Transformer la société

L’emploi est au cœur des préoccupations : Solidaires-Industrie se prononce pour un « droit de véto pour les comités d’entreprises, notamment sur la question des licenciements » et s’efforce de populariser cette position. Se revendiquant sans complexe d’un projet de transformation sociale, l’union se bat à la fois pour des revendications à court terme, pour recréer des liens de solidarité et du collectif, mais veut aussi changer radicalement l’organisation du travail et ce qui en découle. Solidaires-Industrie s’efforce de mettre au cœur du syndicalisme des préoccupations concrètes, mais également porteuses de transformation sociale : que ce soit sur la défense des retraites, les risques psycho-sociaux, contre la fausse solution protectionniste aux délocalisations (refus du « produisons français »), ou pour des augmentations générales uniformes de salaires, c’est-à-dire la même pour chacune et chacun, ouvrier, technicien ou cadre – une ligne pas si anodine aujourd’hui, dans le mouvement syndical.

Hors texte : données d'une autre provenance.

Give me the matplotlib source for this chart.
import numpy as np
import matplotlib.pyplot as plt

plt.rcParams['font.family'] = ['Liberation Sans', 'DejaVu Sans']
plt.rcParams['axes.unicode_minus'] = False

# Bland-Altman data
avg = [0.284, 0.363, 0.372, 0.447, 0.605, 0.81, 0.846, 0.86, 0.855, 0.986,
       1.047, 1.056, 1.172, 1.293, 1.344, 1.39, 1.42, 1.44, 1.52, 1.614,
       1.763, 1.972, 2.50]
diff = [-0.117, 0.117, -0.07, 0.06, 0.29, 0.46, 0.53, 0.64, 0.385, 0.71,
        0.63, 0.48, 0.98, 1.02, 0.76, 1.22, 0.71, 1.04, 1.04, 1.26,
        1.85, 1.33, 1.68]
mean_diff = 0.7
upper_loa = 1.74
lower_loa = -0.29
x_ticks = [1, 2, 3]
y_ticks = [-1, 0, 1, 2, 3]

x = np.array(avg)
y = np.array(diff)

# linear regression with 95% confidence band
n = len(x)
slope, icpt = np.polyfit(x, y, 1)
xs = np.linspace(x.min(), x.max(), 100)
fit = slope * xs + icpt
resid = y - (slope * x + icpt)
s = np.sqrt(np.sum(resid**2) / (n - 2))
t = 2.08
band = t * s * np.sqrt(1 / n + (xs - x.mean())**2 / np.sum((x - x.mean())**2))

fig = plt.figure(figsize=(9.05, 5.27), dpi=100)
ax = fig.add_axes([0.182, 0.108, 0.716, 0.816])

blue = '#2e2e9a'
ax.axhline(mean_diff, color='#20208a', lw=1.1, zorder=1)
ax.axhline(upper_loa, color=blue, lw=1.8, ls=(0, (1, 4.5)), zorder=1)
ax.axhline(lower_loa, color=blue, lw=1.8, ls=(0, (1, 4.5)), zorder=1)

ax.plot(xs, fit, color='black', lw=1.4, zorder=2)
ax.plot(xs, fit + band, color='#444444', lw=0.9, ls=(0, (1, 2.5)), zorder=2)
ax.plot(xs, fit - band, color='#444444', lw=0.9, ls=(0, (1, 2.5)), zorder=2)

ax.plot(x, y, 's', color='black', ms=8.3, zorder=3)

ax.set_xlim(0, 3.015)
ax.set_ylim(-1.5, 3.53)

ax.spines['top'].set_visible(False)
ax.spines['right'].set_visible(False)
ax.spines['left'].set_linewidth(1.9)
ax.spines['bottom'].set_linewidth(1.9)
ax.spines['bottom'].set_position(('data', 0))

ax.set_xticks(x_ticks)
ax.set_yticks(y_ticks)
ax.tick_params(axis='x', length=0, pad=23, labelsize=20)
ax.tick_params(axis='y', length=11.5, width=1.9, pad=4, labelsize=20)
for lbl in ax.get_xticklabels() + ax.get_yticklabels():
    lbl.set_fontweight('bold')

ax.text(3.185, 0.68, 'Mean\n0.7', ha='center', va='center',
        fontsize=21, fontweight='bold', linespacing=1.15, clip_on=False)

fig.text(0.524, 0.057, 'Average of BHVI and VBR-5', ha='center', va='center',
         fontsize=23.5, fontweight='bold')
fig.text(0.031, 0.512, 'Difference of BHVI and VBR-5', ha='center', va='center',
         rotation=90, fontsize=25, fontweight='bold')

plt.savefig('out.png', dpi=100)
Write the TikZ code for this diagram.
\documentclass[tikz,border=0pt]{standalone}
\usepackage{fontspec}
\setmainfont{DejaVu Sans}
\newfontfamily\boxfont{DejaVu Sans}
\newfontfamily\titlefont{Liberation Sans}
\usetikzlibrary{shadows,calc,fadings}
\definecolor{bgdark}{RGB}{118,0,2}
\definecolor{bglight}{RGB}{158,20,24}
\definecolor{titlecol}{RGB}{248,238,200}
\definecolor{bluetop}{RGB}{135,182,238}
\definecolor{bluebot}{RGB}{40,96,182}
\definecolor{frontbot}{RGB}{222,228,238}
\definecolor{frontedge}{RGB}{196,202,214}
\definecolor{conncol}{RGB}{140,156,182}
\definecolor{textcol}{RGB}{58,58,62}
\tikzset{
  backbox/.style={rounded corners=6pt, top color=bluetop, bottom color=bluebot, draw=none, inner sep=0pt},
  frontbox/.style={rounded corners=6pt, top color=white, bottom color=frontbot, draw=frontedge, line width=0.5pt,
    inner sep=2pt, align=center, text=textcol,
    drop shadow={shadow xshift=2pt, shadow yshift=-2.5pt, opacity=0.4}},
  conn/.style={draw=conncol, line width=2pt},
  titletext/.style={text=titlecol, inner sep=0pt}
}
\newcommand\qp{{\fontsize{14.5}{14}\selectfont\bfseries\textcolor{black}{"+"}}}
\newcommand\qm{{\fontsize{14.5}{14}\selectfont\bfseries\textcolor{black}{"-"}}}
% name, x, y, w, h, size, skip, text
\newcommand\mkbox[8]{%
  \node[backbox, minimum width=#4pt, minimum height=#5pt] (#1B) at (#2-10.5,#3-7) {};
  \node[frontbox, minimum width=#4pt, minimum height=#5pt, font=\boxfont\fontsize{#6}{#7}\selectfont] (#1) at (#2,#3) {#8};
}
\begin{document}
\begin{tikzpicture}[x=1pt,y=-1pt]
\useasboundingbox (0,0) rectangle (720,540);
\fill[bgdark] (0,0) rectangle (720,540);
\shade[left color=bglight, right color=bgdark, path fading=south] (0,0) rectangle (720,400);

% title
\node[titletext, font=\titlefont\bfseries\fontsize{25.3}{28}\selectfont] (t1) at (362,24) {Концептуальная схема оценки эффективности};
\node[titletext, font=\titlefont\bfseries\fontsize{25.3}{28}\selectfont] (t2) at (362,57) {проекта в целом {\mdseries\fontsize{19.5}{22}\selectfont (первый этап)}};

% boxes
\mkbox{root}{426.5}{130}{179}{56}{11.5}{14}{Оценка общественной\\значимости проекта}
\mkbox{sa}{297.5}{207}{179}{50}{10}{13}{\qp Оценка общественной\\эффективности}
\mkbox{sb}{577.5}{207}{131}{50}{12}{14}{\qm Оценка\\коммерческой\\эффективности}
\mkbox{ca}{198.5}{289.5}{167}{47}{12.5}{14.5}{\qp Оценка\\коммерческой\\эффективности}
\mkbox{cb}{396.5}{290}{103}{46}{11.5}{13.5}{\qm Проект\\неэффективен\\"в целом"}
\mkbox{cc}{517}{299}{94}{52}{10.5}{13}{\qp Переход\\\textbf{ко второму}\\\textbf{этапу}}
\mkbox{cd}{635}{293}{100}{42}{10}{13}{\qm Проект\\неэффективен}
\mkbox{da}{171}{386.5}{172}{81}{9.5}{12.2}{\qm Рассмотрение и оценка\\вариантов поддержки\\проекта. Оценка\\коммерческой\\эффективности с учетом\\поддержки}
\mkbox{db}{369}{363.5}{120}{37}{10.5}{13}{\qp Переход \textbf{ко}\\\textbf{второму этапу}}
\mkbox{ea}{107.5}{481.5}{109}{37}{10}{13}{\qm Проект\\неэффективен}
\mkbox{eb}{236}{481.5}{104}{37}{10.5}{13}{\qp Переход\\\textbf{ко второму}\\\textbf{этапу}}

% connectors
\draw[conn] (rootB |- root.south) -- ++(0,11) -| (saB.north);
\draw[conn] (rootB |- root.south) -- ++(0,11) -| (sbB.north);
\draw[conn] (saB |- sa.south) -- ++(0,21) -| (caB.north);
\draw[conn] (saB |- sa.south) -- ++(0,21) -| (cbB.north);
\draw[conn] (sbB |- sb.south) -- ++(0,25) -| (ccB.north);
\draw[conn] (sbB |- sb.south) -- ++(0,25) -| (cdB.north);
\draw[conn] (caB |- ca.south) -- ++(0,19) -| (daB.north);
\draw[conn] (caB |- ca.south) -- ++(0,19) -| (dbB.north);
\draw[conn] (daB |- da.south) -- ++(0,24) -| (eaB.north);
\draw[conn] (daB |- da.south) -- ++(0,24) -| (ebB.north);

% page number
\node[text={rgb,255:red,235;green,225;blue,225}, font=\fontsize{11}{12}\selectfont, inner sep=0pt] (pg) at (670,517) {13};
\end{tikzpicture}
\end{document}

Des luttes emblématiques autour de l’emploi ont permis à Solidaires-Industrie d’avoir une expression propre sur la réappropriation de l’outil de travail. À PSA, en organisant une journée de grève le 15 novembre et en diffusant plusieurs dizaines de milliers de tracts, l’union a rappelé qu’il est possible de se battre avec une forte dynamique collective, en rassemblant plusieurs centaines de salarié-e-s devant le siège lors du comité central d’entreprise. Repris par de nombreux cortèges et équipes militantes, le slogan « Ne lâchons rien » fait mouche. En réaffirmant que le syndicalisme se doit d’être un outil de lutte démocratique, Solidaire-Industrie a réussi a faire émerger une nouvelle génération militante ouvrière désireuse de changer la société.

La main tendue

On constate que, dans de nombreuses entreprises, la capacité de résistance est toujours là. Il est donc possible de secouer l’atonie relative du mouvement social. Même si certaines organisations syndicales traînent les pieds et trouvent toujours un tas de prétextes formels, de préséance ou de calendrier pour reporter à plus tard l’action unitaire, Solidaires-Industrie milite pour l’organisation d’une journée d’action nationale autour de l’emploi. Il faut en effet créer un espace pour permettre aux salarié-e-s de se rencontrer, de débattre, de porter ensemble les revendications mais aussi pour reprendre confiance et espoir. Le rapport de forces, cela se construit localement chaque jour, afin de peser au niveau national. Cette dynamique sera peut-être lancée par Solidaires-Industrie, mais si elle y parvient, elle ne pourra en être « propriétaire ». On se réconcilie dans l’action. Celle-ci est ouverte à toutes les équipes syndicales et à toutes et tous les salarié-e-s qui veulent bien s’y coller.

« S’organiser » : ce n’est pas de la phraséologie, c’est le mot-clé pour inverser le rapport de forces avec le patronat. Le développement d’un syndicalisme de lutte au cœur des lieux de production est un enjeu crucial pour empêcher le patronat et l’État de mener tranquillement la destruction de tous nos acquis.